They are serving the beer too cold. If no one told me there was cherry in it I probably wouldnt have known rather I would have thought it was made with espresso coffee shots and cocoa.

Nothing wrong with it but I wouldnt go out of my way to have another.

The Speculator on the other hand is a beer worth travelling miles for....and I did!


----------



## Fourstar (21/5/10)

Mercs Own said:


> They are serving the beer too cold. If no one told me there was cherry in it I probably wouldnt have known rather I would have thought it was made with espresso coffee shots and cocoa.



Maple, Brendo and myself all came to the same conclusion when we went for a pint. Personally i could easily detect the cherry component although if i didnt know it was cherry i probaably would say it was cherry (probaably because my palate is confused by Lambic Cherry flavours).

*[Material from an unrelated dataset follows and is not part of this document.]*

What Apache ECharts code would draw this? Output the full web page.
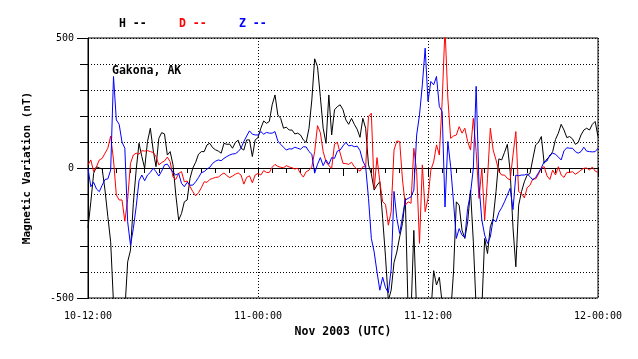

Rather than looking for a sweet sherberty cherry flavour you get from a kriek lambic its more-so like a deep stewed cherry falvour thats quite lingering in the finish. As for the malt profile, we all thaught it was somewhat thin bodied and lacking some decent complexity to compliment the cherry component. The more it warmed, the better it got. It did have some toasty notes to it but the feeling overall was it was trying to make up for not being a high alcohol bock by using judicious amounts of specialty malts instead.

Did you try the 150 lashes? I felt it was abit lackluster too. <_<


----------



## Mercs Own (21/5/10)

Didnt get to the 150 lashes - after the Malt Runner I had a Speculator and then a Porter followed by a Speculator and a uhm..... :chug:


----------



## daemon (22/5/10)

dgilks said:


> Picked up a 6 pack today. While worth tasting (there were some nice Munich malt flavours), the bottles taste a bit oxidised (carboardy) and there is the distinctive (lack of) character obtained from the use of Tooheys yeast. It had potential and I can only imagine it would have been much better if brewed at Camperdown rather than at SAB Adelaide.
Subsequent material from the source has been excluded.